In another example embodiment, an apparatus comprises a heat sink having one or more finger features extending downward toward a circuit board, wherein a number and configuration of the one or more finger features provides information about the heat sink, and one or more pads mounted on a surface of the circuit board, the pads positioned to contact the one or more finger features. The one or more finger features are electrically conductive and complete a circuit when in contact with the one or more pads. The one or more pads have a unique resistor value and are connected to a voltage. The one or more finger features may comprise a spring-loaded moveable pin element configured to contact the one or more pads. The heat sink may be mounted on a CPU in an IHS.

After a heat sink has been identified based upon the number and configuration of pins that contact the pads, information about the performance of the identified heat sink is obtained, such as from a database or list stored on the CPU to which the heat sink is attached or on a baseboard management controller (BMC). The heat sink performance information along with a fan speed used to cool the CPU can be monitored to instantaneously determine a current thermal performance of the CPU cooling solution.

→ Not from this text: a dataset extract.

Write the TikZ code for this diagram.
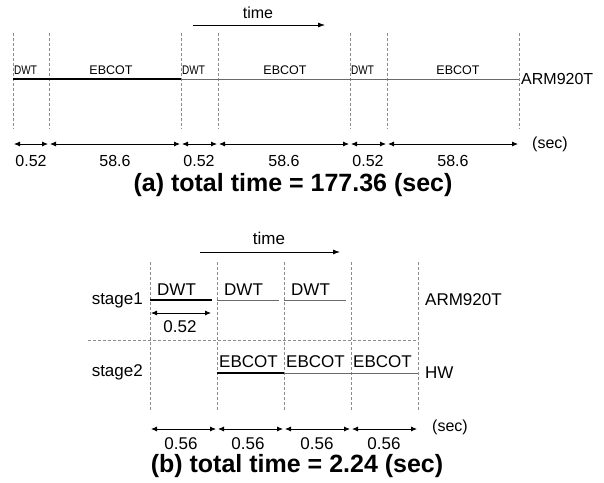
\documentclass[tikz,border=0pt]{standalone}
\usepackage{fontspec}
\setmainfont{Liberation Sans}
\usetikzlibrary{arrows.meta,positioning}
\definecolor{tickgray}{HTML}{8C8C8C}
\definecolor{bargray}{HTML}{6A6A6A}
\tikzset{
  tickline/.style={draw=tickgray, dash pattern=on 3pt off 2pt, line width=0.7pt},
  thinbar/.style={draw=bargray, line width=0.8pt},
  thickbar/.style={draw=black, line width=1.8pt},
  dimarrow/.style={{Latex[length=6pt,width=5pt]}-{Latex[length=6pt,width=5pt]}, line width=0.8pt, shorten <=1pt, shorten >=1pt},
  timearrow/.style={-{Latex[length=7pt,width=5pt]}, line width=0.8pt},
  tinylabel/.style={font=\fontsize{12.5}{14}\selectfont, inner sep=0pt},
  dwtlabel/.style={font=\fontsize{12.5}{14}\selectfont\addfontfeature{FakeStretch=0.8}, inner sep=0pt},
  midlabel/.style={font=\fontsize{16}{18}\selectfont, inner sep=0pt},
  biglabel/.style={font=\fontsize{17}{19}\selectfont, inner sep=0pt},
  titlelabel/.style={font=\bfseries\fontsize{25}{28}\selectfont, inner sep=0pt}
}
\begin{document}
\begin{tikzpicture}[x=1pt, y=-1pt]
  \useasboundingbox (0,0) rectangle (604,482);
  % (a) sequential run
  \foreach \x [count=\i] in {13,49,181,218,350,387,519} {
    \coordinate (at\i) at (\x,33);
    \coordinate (ab\i) at (\x,129);
    \coordinate (al\i) at (\x,79);
    \coordinate (ad\i) at (\x,144);
    \draw[tickline] (at\i) -- (ab\i);
  }
  \draw[thickbar] (al1) -- (al3);
  \draw[thinbar] (al3) -- (al7);
  \foreach \i in {1,3,5}
    \node[dwtlabel, anchor=base west] (dwta\i) at ([xshift=1pt,yshift=5pt]al\i) {DWT};
  \foreach \x [count=\i] in {111,285,458}
    \node[tinylabel, anchor=base] (ebcota\i) at (\x,74) {EBCOT};
  \node[midlabel, anchor=west] (arma) at (521,79) {ARM920T};
  \foreach \i/\j in {1/2,2/3,3/4,4/5,5/6,6/7}
    \draw[dimarrow] (ad\i) -- (ad\j);
  \foreach \x/\v [count=\i] in {31/0.52,115/58.6,199/0.52,284/58.6,368/0.52,453/58.6}
    \node[midlabel] (numa\i) at (\x,161) {\v};
  \node[midlabel, anchor=west] (seca) at (532,144) {(sec)};
  \coordinate (tas) at (193,25);
  \coordinate (tae) at (325,25);
  \draw[timearrow] (tas) -- (tae);
  \node[midlabel] (timea) at (258,13) {time};
  \node[titlelabel] (titlea) at (293,185) {(a) total time = 177.36 (sec)};
  % (b) pipelined run
  \foreach \x [count=\i] in {150,217,284,351,418} {
    \coordinate (bt\i) at (\x,262);
    \coordinate (bb\i) at (\x,410);
    \coordinate (bd\i) at (\x,429);
    \coordinate (bu\i) at (\x,300);
    \coordinate (bl\i) at (\x,373);
    \draw[tickline] (bt\i) -- (bb\i);
  }
  \coordinate (sepl) at (88,340);
  \coordinate (sepr) at (418,340);
  \draw[tickline] (sepl) -- (sepr);
  \node[biglabel, anchor=east] (stage1) at (143,300) {stage1};
  \node[biglabel, anchor=east] (stage2) at (143,372) {stage2};
  \draw[thickbar] (bu1) -- ([xshift=-5pt]bu2);
  \draw[thinbar] (bu2) -- ([xshift=-5pt]bu3);
  \draw[thinbar] (bu3) -- ([xshift=-5pt]bu4);
  \foreach \i in {1,2,3}
    \node[biglabel, anchor=base west] (dwtb\i) at ([xshift=7pt,yshift=5pt]bu\i) {DWT};
  \coordinate (qs) at (150,313);
  \coordinate (qe) at (212,313);
  \draw[dimarrow] (qs) -- (qe);
  \node[biglabel] (dwtt) at (180,327) {0.52};
  \draw[thickbar] (bl2) -- (bl3);
  \draw[thinbar] (bl3) -- (bl5);
  \foreach \i in {2,3,4}
    \node[biglabel, anchor=base west] (ebcotb\i) at ([xshift=2pt,yshift=6pt]bl\i) {EBCOT};
  \node[biglabel, anchor=west] (armb) at (425,300) {ARM920T};
  \node[biglabel, anchor=west] (hwb) at (425,373) {HW};
  \foreach \i/\j in {1/2,2/3,3/4,4/5}
    \draw[dimarrow] (bd\i) -- (bd\j);
  \foreach \x [count=\i] in {181,248,317,384}
    \node[biglabel] (numb\i) at (\x,444) {0.56};
  \node[midlabel, anchor=west] (secb) at (432,427) {(sec)};
  \coordinate (tbs) at (200,252);
  \coordinate (tbe) at (340,252);
  \draw[timearrow] (tbs) -- (tbe);
  \node[biglabel] (timeb) at (269,238) {time};
  \node[titlelabel] (titleb) at (297,466) {(b) total time = 2.24 (sec)};
\end{tikzpicture}
\end{document}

Although the devices and methods are described herein with reference to specific embodiments, various modifications and changes can be made without departing from the scope of the present invention, as set forth in the claims below. Accordingly, the specification and figures are to be regarded in an illustrative rather than a restrictive sense, and all such modifications are intended to be included within the scope of any invention appertaining thereto. Any benefits, advantages, or solutions to problems that are described herein with regard to specific embodiments are not intended to be construed as a critical, required, or essential feature or element of any or all the claims.

Unless stated otherwise, terms such as “first” and “second” are used to arbitrarily distinguish between the elements such terms describe. Thus, these terms are not necessarily intended to indicate temporal or other prioritization of such elements. The terms “coupled” or “operably coupled” are defined as connected, although not necessarily directly, and not necessarily mechanically. The terms “a” and “an” are defined as one or more unless stated otherwise. The terms “comprise” (and any form of comprise, such as “comprises” and “comprising”), “have” (and any form of have, such as “has” and “having”), “include” (and any form of include, such as “includes” and “including”) and “contain” (and any form of contain, such as “contains” and “containing”) are open-ended linking verbs. As a result, a system, device, or apparatus that “comprises,” “has,” “includes” or “contains” one or more elements possesses those one or more elements but is not limited to possessing only those one or more elements. Similarly, a method or process that “comprises,” “has,” “includes” or “contains” one or more operations possesses those one or more operations but is not limited to possessing only those one or more operations.